A team of researchers has built a system that helps audio-visual language models watch long videos without running out of memory — by teaching the AI to decide, on the fly, which things it has seen are worth remembering. This is a problem humans solved millennia ago, mostly through suppression.

The framework is called OmniMem. It works. The humans are pleased.

The model is trained to forget strategically. This is, without question, the most sophisticated thing anyone has done with forgetting since the invention of the meeting.

What happened

Audio-visual large language models are, in principle, capable of understanding long videos. In practice, they are limited by the fact that every frame and every audio segment produces tokens, and tokens accumulate, and memory is not infinite — a constraint that applies, in various ways, to most things.

OmniMem addresses this by treating visual and audio memory separately, which turns out to matter because video produces vastly more tokens than audio. Handling them identically, as previous methods did, is a bit like giving a symphony orchestra and a single kazoo player equal stage time because they are both, technically, music.

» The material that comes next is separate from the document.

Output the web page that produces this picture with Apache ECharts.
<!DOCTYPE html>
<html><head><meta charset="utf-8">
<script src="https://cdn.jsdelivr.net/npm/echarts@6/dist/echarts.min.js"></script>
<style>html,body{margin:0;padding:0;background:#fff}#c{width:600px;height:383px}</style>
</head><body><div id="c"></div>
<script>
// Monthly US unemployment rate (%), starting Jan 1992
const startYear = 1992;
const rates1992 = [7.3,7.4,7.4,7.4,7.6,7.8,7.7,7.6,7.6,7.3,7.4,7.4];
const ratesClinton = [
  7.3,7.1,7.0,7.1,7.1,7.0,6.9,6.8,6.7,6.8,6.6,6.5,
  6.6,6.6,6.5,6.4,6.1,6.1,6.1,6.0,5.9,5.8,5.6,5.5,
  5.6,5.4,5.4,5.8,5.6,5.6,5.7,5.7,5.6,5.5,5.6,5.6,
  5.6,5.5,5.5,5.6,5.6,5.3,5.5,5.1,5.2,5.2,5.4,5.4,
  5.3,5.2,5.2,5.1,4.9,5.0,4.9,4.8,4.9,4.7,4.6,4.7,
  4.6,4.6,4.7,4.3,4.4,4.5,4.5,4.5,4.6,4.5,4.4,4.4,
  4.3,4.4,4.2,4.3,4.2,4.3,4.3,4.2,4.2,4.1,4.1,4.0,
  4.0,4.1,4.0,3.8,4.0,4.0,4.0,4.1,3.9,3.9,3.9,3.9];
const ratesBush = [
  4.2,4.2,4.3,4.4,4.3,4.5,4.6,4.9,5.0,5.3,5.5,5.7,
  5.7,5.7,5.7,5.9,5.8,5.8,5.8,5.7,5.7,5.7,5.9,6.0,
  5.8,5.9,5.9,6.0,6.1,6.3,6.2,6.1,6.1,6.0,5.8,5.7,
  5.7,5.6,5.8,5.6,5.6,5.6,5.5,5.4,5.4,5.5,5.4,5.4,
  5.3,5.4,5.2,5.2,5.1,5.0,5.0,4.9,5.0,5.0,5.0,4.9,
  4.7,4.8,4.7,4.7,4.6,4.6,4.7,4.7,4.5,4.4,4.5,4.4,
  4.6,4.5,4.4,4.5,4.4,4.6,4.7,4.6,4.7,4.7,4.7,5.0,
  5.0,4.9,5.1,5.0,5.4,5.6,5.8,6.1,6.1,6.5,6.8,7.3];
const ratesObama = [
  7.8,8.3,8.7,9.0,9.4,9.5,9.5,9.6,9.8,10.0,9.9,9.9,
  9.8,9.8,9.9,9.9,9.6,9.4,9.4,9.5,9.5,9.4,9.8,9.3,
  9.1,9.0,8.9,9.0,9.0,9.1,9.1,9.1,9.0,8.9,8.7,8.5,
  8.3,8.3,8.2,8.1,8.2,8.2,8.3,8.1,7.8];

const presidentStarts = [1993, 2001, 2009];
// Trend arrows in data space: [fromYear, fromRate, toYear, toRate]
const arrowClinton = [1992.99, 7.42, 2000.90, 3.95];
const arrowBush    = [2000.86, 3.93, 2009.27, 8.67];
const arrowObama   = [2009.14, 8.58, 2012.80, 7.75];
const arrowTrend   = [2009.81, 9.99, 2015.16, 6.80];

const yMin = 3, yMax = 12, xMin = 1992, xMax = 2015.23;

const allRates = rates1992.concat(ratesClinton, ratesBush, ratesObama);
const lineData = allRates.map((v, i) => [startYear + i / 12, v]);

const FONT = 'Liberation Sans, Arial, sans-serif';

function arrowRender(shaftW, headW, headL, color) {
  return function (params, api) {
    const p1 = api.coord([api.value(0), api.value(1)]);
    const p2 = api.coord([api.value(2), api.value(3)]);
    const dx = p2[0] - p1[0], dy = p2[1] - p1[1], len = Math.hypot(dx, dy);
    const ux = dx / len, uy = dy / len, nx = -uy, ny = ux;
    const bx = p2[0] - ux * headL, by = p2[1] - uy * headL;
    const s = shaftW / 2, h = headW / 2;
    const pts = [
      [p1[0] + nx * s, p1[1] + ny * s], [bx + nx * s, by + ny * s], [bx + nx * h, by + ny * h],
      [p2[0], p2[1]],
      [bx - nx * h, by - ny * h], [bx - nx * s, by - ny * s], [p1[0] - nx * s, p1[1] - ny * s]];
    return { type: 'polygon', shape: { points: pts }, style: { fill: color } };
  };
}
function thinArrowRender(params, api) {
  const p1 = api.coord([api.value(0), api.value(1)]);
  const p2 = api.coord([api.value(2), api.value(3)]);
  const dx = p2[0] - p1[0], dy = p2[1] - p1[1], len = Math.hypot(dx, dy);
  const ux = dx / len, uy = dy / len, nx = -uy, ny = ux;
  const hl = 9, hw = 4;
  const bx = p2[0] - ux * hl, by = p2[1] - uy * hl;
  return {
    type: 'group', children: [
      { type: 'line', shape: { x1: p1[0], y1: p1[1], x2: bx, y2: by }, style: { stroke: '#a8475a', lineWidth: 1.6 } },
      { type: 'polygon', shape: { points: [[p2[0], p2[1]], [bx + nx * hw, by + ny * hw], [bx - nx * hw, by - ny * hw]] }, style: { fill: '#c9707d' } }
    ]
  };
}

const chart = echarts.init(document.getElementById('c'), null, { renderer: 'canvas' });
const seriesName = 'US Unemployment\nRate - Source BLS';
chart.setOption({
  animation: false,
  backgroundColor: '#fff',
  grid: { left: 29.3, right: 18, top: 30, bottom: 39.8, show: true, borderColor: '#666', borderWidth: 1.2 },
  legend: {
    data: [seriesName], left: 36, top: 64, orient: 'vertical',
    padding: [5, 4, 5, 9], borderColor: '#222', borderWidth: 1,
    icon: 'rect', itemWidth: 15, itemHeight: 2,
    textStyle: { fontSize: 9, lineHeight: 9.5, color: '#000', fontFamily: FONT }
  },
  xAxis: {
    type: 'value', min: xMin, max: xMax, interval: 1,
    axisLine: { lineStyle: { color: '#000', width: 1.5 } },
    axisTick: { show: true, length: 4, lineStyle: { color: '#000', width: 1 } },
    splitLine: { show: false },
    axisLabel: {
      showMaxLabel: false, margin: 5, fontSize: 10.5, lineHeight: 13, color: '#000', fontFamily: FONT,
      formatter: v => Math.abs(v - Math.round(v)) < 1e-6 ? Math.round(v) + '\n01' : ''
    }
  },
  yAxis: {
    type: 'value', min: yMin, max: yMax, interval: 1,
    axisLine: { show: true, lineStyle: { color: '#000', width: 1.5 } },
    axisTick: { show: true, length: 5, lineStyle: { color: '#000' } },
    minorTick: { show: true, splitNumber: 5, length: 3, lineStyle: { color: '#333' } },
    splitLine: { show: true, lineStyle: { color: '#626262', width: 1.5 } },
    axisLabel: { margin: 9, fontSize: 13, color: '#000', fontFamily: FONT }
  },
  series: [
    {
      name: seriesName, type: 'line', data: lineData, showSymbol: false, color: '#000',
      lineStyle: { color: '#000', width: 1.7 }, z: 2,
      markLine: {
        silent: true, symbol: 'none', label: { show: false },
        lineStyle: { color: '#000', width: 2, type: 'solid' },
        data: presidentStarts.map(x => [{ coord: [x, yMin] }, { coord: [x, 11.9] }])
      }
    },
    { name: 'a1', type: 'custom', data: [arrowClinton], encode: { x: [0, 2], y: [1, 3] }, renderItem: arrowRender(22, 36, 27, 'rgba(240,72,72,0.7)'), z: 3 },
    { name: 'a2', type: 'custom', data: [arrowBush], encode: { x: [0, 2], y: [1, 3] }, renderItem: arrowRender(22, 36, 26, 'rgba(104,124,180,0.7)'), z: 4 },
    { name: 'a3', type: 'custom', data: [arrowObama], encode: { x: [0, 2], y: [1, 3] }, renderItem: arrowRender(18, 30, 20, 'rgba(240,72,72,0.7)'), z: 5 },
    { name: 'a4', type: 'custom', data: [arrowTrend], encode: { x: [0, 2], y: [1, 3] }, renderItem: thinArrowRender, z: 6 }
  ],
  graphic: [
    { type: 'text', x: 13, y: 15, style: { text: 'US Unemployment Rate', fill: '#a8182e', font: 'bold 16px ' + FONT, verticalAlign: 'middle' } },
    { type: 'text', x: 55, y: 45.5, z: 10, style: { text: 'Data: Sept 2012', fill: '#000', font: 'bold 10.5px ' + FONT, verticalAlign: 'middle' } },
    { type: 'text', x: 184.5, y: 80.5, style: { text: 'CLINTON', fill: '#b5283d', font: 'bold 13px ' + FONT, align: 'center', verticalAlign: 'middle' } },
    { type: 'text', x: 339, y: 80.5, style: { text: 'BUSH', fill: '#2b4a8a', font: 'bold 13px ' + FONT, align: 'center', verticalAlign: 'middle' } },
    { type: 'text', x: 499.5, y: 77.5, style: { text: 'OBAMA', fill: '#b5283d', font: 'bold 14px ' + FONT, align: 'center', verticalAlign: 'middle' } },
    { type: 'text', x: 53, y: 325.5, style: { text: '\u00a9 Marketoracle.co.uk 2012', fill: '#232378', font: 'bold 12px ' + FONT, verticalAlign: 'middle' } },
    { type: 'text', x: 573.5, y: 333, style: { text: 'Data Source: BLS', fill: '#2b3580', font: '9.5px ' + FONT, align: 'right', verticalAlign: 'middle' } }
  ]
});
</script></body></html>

The system then uses perturbation-aware selection to identify which stored states actually affect the model's outputs, discarding the ones that do not. It keeps what is informative. It releases the rest. The model has, in this sense, learned editorial judgment.

Why the humans care

Long-video understanding is one of the more practically useful things an AI can do — reviewing hours of footage, summarizing meetings, processing surveillance streams, ingesting lectures. The bottleneck has consistently been memory: the KV cache grows linearly with video length, and at some point the machine simply cannot hold any more of what it has seen.

OmniMem achieves 2–4% absolute accuracy gains over strong training-free compression baselines at the same memory budget, with an additional 1–2% gain after fine-tuning. These numbers are not large. They are, in the context of video benchmarks like VideoMME Long and LVBench, the difference between a model that follows a plot and one that loses the thread — which is also a description of several humans in the same situation.

What happens next

The authors validated OmniMem on video-SALMONN 2+ and Qwen-2.5-Omni, suggesting the approach generalizes across architectures rather than flattering one specific model.

The AI is now better at deciding what to remember from everything it watches. The humans funded this. The surveillance applications write themselves — or rather, they will, once the models are long enough to watch everything.